Coal India is set to see through an add-on outgo of Rs. 800 Cr due to the salary hikes of executives along with an additional Rs. 200 Cr if the arrear component in factored in. The state-run miner is looking at a provision of Rs 100 Cr for every quarter and thus amounting to Rs 400 Cr in the year.
A senior executive went on record stating that pay scales have been revised in accordance with the salaries of executives at ONGC. This was in keeping with persistent demands from employees whose salaries had not been revised in years. Salaries at Coal India are usually revised every decade and this revision was due for over a year.
While the entry-level salary range used to be Rs 16,400-40,500, it has now been hiked to Rs 40,000-1,40,000 per month. Dearness allowance, which was at 117 per cent of basic pay has now been merged with the salary leading to a 20 per cent top-up on gross earnings. While the salaries of sub-board level executives have been raised to Rs 1.5 lakh-3 lakhs from Rs 62,000-80,000, salary of the chairman has been increased to Rs 2 lakh-3.7 lakhs from Rs 80,000-1.25 lakhs.
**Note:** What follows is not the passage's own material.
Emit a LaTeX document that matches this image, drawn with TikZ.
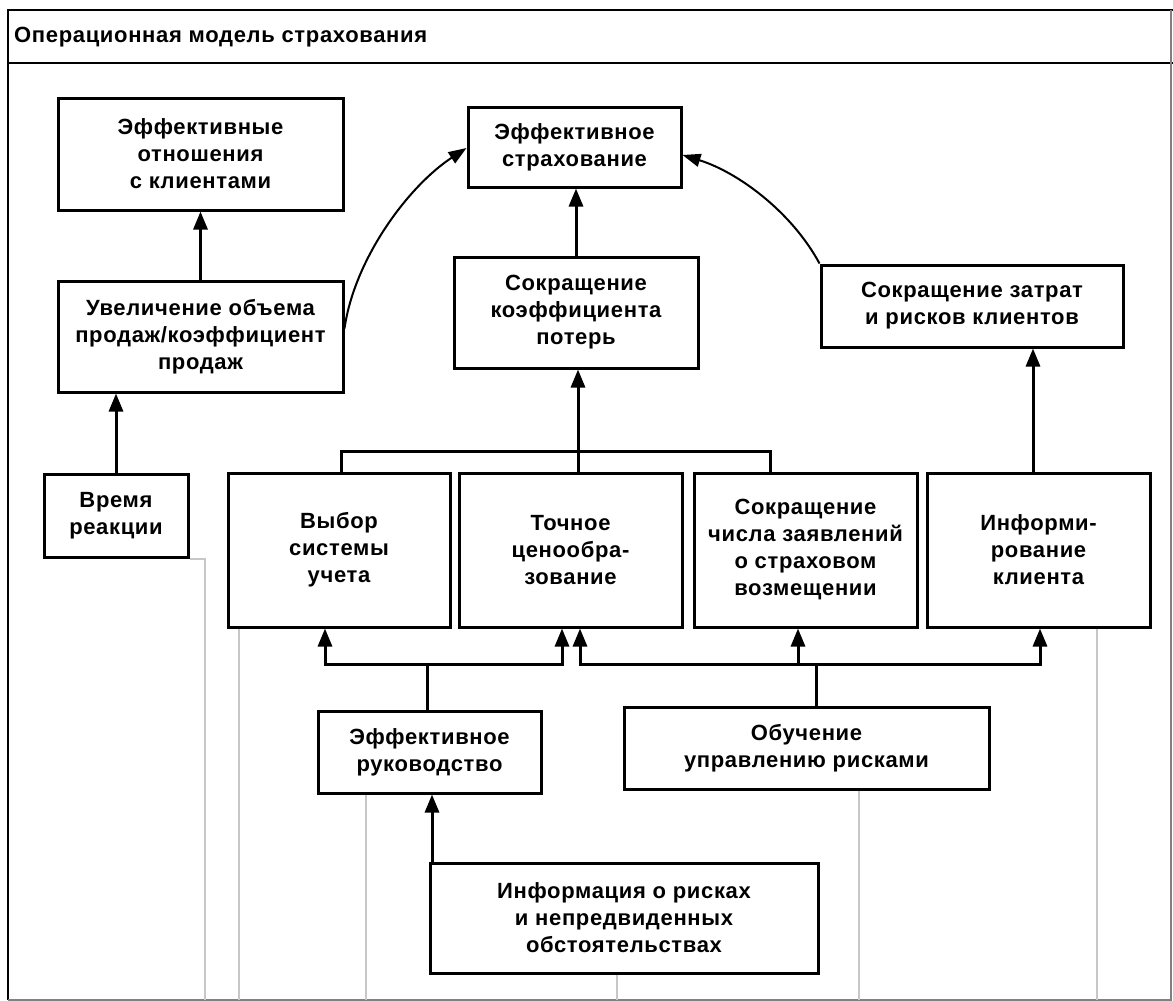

The pay scale had been lagging behind that at “maharatna” companies for a while now and hopefully employees would now be placated with the attempt at raising the salaries to be at par with PSUs.
Is a decade-long cycle the best pay scale evaluation cycle to be on? Would the next change move at par with the rest of the organizations or would mounting dissatisfaction and consistent complaints again be the basis of modification?